• **WHAT TO PRODUCE**
Write out exactly the lines that run from the line containing "Emit a Python" through the line containing "from matplotlib.transforms import"; both end lines belong to the answer.

• **RECORDS FOR THE TASK**
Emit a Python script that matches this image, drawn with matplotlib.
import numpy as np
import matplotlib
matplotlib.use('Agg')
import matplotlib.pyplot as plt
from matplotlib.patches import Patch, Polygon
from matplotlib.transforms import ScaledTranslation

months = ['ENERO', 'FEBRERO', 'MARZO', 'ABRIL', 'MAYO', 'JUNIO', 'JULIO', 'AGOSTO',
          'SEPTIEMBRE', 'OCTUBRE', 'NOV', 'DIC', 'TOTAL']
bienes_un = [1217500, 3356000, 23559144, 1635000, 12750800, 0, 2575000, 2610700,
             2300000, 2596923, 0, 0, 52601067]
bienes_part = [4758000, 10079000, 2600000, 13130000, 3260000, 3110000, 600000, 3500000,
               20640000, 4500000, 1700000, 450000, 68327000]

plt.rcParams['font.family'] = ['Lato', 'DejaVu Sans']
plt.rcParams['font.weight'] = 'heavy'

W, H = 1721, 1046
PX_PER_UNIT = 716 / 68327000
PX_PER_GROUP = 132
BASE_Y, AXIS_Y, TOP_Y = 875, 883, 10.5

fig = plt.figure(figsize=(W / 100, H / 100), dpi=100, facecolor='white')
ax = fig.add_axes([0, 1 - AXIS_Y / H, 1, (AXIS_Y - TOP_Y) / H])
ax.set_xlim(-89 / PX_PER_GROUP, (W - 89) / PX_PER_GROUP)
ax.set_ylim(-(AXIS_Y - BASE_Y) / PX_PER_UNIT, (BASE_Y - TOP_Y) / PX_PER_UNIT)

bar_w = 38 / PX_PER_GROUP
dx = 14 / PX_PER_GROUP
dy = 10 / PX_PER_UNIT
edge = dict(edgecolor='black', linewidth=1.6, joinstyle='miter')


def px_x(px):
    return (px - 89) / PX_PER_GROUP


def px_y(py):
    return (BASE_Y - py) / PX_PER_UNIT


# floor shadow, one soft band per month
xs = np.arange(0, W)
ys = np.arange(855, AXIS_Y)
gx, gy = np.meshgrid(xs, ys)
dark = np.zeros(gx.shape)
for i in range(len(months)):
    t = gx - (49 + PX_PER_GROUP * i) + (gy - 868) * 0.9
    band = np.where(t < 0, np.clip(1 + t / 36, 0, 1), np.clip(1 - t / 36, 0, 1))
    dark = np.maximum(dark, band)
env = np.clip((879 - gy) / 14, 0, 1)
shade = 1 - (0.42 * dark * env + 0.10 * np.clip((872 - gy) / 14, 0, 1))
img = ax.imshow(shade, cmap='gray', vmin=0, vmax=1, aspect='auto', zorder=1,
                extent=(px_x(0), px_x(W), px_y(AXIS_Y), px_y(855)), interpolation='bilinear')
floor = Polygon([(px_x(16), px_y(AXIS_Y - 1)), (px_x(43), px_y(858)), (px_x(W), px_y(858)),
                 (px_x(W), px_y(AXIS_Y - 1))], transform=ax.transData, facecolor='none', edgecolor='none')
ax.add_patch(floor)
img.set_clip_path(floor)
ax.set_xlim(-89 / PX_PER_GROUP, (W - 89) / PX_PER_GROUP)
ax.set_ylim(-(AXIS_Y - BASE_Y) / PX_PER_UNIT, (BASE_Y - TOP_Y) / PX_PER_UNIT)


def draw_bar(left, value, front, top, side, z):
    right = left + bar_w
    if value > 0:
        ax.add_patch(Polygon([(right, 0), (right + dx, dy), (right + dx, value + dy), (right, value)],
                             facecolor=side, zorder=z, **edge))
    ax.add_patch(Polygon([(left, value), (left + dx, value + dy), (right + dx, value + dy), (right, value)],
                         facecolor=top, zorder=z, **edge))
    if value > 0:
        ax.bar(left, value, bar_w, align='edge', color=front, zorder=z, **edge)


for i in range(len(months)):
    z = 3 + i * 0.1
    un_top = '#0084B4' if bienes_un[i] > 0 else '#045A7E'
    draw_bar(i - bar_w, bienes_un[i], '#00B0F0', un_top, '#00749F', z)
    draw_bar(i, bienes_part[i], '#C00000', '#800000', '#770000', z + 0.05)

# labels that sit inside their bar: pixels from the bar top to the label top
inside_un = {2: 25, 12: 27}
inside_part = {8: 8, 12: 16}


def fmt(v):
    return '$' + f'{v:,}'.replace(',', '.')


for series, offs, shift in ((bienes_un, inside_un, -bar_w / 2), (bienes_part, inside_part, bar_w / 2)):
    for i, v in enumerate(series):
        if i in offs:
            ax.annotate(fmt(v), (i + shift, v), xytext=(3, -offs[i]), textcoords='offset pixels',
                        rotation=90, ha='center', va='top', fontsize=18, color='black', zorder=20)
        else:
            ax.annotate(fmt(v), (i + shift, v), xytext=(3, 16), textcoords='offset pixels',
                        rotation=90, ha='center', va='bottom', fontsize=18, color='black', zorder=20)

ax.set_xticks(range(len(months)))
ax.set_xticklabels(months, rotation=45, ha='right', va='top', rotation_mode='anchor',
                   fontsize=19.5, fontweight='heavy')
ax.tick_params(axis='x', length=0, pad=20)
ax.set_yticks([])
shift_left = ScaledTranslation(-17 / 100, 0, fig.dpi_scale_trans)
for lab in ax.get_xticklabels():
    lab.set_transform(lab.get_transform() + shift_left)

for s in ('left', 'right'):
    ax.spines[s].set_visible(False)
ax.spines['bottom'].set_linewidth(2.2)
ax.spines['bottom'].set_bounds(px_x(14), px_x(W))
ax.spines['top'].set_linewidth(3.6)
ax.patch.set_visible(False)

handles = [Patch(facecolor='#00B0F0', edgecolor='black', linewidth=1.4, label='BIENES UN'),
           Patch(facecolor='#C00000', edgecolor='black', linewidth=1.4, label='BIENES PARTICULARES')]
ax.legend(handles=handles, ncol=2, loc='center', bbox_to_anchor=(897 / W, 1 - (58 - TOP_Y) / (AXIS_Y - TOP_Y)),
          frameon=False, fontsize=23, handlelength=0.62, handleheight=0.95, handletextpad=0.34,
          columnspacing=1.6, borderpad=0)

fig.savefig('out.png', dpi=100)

...

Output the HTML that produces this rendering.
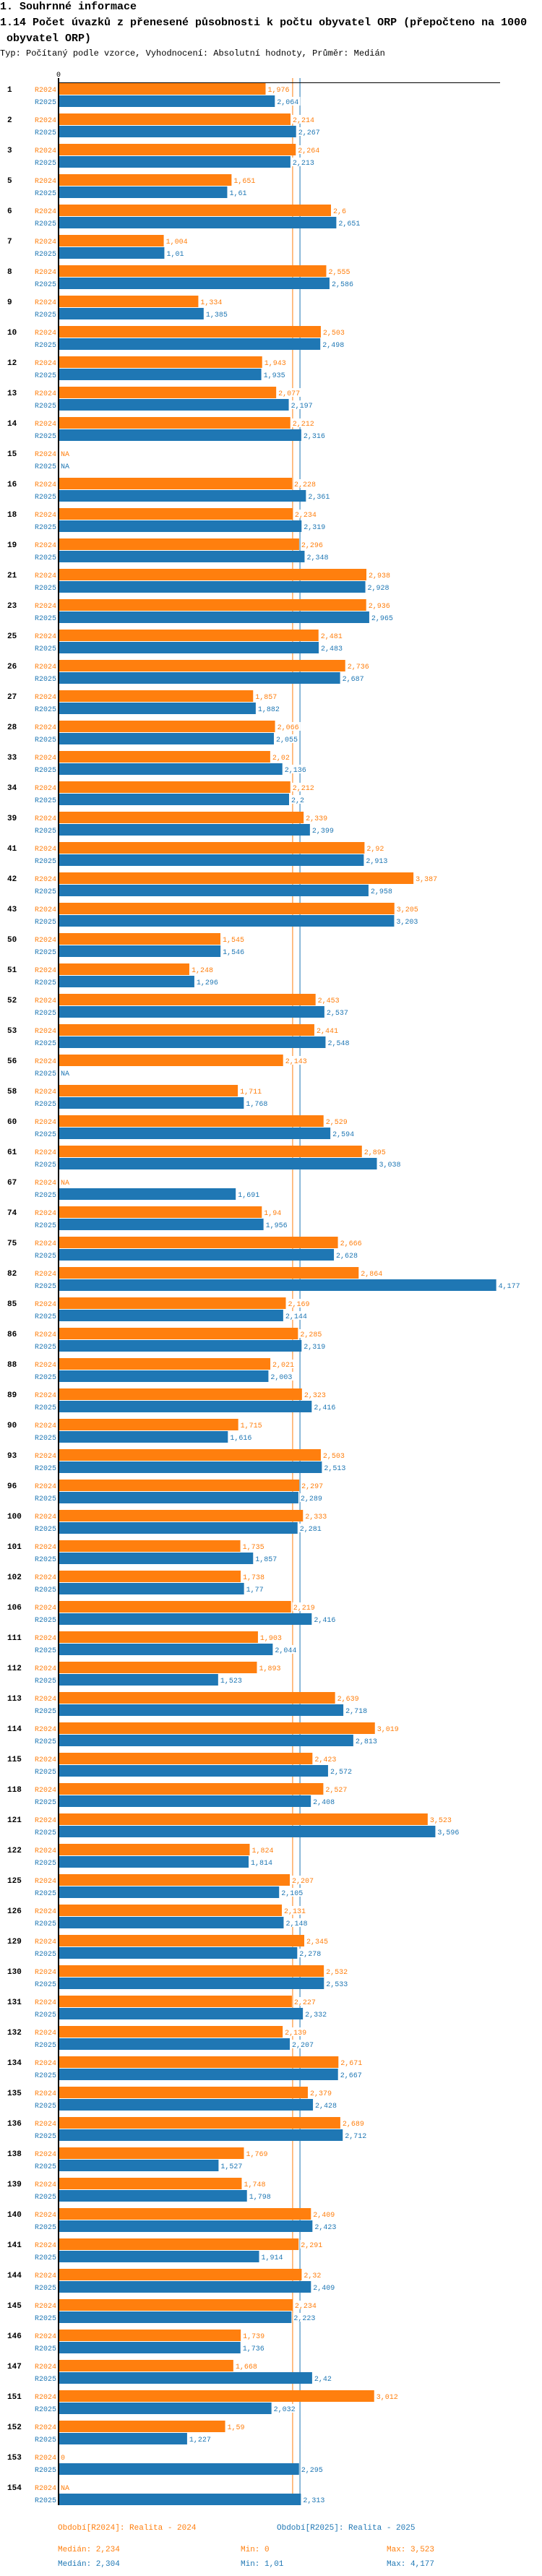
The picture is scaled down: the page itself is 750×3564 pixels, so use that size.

* * *

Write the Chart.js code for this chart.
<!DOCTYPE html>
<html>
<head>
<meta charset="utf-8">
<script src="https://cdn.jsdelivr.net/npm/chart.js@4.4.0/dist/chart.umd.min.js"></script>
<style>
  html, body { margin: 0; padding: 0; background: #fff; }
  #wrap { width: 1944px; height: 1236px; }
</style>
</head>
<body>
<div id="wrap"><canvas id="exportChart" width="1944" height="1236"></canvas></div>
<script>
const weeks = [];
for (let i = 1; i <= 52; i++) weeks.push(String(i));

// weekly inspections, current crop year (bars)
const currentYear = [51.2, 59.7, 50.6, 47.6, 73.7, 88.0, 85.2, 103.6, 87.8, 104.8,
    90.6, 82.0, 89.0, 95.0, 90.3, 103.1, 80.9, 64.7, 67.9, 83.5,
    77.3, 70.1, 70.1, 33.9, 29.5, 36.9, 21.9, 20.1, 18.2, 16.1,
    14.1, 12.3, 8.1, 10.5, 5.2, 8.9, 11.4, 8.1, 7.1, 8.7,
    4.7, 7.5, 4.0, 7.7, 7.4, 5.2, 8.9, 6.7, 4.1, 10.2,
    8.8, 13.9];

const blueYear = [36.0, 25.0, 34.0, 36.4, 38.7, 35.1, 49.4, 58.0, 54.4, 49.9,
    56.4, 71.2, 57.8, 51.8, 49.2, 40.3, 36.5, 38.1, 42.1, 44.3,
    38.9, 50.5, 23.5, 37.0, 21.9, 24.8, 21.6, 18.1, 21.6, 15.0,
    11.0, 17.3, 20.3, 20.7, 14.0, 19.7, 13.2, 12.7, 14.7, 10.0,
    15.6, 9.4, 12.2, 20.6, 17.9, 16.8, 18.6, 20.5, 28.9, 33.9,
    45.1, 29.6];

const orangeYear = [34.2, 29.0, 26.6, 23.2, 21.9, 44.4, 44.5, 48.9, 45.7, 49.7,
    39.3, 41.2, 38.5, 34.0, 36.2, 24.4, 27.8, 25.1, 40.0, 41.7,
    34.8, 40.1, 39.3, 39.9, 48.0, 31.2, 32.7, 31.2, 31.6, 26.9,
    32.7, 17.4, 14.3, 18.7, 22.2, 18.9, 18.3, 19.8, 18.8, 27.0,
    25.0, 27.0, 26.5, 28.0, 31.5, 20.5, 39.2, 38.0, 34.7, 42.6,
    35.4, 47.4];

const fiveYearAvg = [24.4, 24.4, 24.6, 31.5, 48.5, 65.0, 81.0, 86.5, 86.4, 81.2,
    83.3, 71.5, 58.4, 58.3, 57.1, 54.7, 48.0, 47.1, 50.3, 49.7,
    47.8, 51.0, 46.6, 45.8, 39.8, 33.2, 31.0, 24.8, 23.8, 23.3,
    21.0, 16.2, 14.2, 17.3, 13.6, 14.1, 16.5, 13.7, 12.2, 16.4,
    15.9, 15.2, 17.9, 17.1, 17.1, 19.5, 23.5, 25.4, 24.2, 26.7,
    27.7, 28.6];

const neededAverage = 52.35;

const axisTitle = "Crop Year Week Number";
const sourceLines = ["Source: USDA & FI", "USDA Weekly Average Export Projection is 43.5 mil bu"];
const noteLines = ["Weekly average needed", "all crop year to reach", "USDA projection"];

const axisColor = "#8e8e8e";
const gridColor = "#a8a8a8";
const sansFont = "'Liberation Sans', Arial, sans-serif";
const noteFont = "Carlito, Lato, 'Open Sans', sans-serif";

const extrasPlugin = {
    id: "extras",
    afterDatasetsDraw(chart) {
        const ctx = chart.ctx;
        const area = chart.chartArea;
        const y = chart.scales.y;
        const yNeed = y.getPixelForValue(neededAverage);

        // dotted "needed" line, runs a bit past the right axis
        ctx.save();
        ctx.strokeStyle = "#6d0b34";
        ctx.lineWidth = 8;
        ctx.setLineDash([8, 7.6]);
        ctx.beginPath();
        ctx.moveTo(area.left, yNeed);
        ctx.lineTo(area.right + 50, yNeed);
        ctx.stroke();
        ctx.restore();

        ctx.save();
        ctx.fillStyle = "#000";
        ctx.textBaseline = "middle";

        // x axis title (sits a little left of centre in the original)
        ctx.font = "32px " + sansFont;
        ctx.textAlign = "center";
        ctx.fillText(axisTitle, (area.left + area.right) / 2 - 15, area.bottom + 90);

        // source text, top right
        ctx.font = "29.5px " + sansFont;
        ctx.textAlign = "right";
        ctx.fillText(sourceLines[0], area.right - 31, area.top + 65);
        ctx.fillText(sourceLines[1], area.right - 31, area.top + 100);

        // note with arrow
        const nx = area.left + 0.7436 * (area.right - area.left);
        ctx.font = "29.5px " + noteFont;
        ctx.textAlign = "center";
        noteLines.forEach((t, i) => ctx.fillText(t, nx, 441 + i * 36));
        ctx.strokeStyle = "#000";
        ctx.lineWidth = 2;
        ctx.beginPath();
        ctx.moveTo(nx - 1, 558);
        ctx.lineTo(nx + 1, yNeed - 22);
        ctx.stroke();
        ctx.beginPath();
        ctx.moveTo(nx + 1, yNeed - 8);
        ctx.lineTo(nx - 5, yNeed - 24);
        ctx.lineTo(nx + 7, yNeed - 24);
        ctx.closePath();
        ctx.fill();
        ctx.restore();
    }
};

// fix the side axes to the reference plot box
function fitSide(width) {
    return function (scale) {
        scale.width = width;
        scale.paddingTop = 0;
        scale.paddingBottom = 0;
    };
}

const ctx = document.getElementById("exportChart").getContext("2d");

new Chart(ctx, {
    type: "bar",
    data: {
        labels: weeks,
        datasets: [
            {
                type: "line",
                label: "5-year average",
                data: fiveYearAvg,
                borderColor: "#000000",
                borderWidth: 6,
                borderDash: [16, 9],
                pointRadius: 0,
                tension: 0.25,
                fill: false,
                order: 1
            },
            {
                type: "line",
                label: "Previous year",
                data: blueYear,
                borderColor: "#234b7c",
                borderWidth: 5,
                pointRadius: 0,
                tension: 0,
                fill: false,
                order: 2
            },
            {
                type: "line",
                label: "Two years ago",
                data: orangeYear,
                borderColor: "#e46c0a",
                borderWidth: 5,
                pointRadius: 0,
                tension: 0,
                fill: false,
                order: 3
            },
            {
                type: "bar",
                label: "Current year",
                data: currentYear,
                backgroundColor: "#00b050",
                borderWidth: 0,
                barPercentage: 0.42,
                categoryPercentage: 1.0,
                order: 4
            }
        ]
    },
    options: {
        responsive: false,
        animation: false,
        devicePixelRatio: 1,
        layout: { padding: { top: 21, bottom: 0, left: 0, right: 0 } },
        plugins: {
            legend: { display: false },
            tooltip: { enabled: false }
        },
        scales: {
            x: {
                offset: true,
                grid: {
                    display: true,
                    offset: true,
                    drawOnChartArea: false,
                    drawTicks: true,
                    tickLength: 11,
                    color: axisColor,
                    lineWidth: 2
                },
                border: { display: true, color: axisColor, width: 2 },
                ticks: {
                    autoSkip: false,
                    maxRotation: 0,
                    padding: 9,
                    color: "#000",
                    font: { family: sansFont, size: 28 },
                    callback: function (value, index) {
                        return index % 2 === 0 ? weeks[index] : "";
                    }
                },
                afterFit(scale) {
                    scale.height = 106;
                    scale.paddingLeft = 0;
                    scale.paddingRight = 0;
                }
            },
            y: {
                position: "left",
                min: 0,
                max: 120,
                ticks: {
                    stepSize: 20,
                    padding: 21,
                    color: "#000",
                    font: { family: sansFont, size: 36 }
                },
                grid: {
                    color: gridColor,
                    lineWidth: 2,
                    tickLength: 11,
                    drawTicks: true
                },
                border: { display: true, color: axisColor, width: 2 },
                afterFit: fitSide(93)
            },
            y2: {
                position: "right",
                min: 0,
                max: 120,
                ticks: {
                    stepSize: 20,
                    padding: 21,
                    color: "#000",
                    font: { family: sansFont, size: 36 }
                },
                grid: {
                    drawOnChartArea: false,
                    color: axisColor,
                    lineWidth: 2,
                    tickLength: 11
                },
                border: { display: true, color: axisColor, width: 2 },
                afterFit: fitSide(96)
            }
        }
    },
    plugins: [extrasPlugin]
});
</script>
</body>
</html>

• **WRITTEN SOLUTION**
Emit a Python script that matches this image, drawn with matplotlib.
import numpy as np
import matplotlib
matplotlib.use('Agg')
import matplotlib.pyplot as plt
from matplotlib.patches import Patch, Polygon
from matplotlib.transforms import ScaledTranslation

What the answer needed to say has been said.